* **What to do**
Give every line again exactly as it appears, please, but not the pictures.

* **Task data**
=-=-=-=-=

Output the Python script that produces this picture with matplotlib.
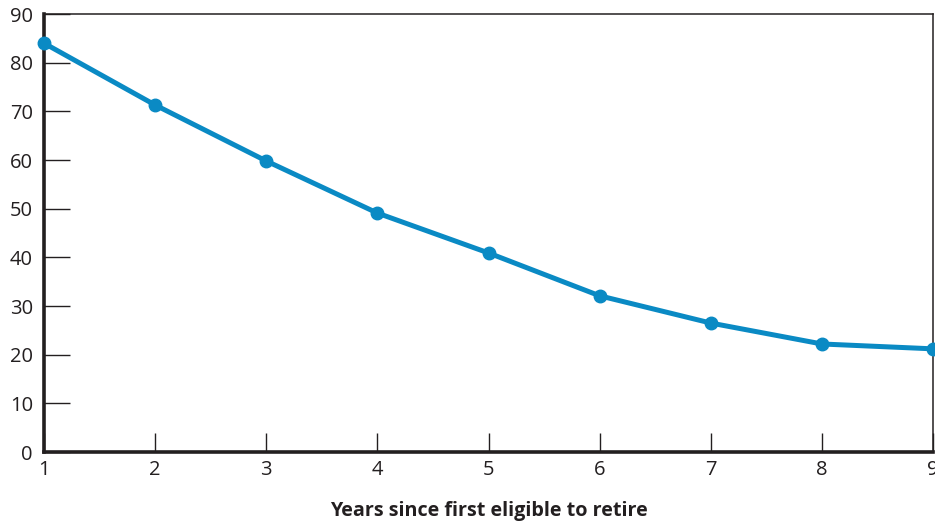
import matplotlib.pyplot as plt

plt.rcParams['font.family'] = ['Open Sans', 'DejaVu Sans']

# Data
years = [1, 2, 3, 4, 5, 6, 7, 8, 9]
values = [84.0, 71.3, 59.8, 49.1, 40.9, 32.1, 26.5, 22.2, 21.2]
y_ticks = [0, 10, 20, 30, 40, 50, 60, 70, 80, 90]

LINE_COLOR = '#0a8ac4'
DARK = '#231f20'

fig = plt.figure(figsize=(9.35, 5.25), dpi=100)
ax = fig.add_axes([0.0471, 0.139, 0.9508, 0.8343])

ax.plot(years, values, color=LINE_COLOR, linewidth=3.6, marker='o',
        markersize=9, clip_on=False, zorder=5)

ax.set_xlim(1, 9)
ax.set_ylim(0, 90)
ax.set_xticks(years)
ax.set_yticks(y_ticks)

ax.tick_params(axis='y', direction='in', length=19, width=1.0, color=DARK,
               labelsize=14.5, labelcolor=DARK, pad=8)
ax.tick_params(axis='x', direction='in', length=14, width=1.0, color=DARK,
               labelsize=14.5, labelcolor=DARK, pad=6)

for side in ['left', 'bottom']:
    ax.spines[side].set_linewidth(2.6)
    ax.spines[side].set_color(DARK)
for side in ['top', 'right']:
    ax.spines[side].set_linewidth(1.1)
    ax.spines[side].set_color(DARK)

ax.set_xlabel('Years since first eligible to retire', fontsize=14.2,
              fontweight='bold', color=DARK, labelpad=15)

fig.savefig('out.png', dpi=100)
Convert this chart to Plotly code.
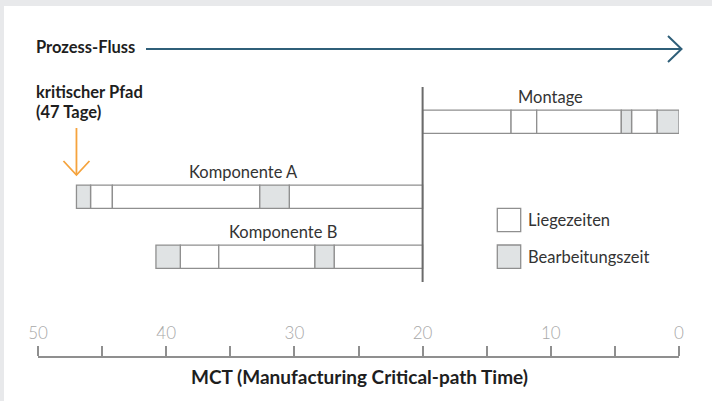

=-=-=-=-=

* **Answer below**
Output the Python script that produces this picture with matplotlib.
import matplotlib.pyplot as plt

plt.rcParams['font.family'] = ['Open Sans', 'DejaVu Sans']

# Data
years = [1, 2, 3, 4, 5, 6, 7, 8, 9]
values = [84.0, 71.3, 59.8, 49.1, 40.9, 32.1, 26.5, 22.2, 21.2]
y_ticks = [0, 10, 20, 30, 40, 50, 60, 70, 80, 90]

LINE_COLOR = '#0a8ac4'
DARK = '#231f20'

fig = plt.figure(figsize=(9.35, 5.25), dpi=100)
ax = fig.add_axes([0.0471, 0.139, 0.9508, 0.8343])

ax.plot(years, values, color=LINE_COLOR, linewidth=3.6, marker='o',
        markersize=9, clip_on=False, zorder=5)

ax.set_xlim(1, 9)
ax.set_ylim(0, 90)
ax.set_xticks(years)
ax.set_yticks(y_ticks)

ax.tick_params(axis='y', direction='in', length=19, width=1.0, color=DARK,
               labelsize=14.5, labelcolor=DARK, pad=8)
ax.tick_params(axis='x', direction='in', length=14, width=1.0, color=DARK,
               labelsize=14.5, labelcolor=DARK, pad=6)

for side in ['left', 'bottom']:
    ax.spines[side].set_linewidth(2.6)
    ax.spines[side].set_color(DARK)
for side in ['top', 'right']:
    ax.spines[side].set_linewidth(1.1)
    ax.spines[side].set_color(DARK)

ax.set_xlabel('Years since first eligible to retire', fontsize=14.2,
              fontweight='bold', color=DARK, labelpad=15)

fig.savefig('out.png', dpi=100)
Convert this chart to Plotly code.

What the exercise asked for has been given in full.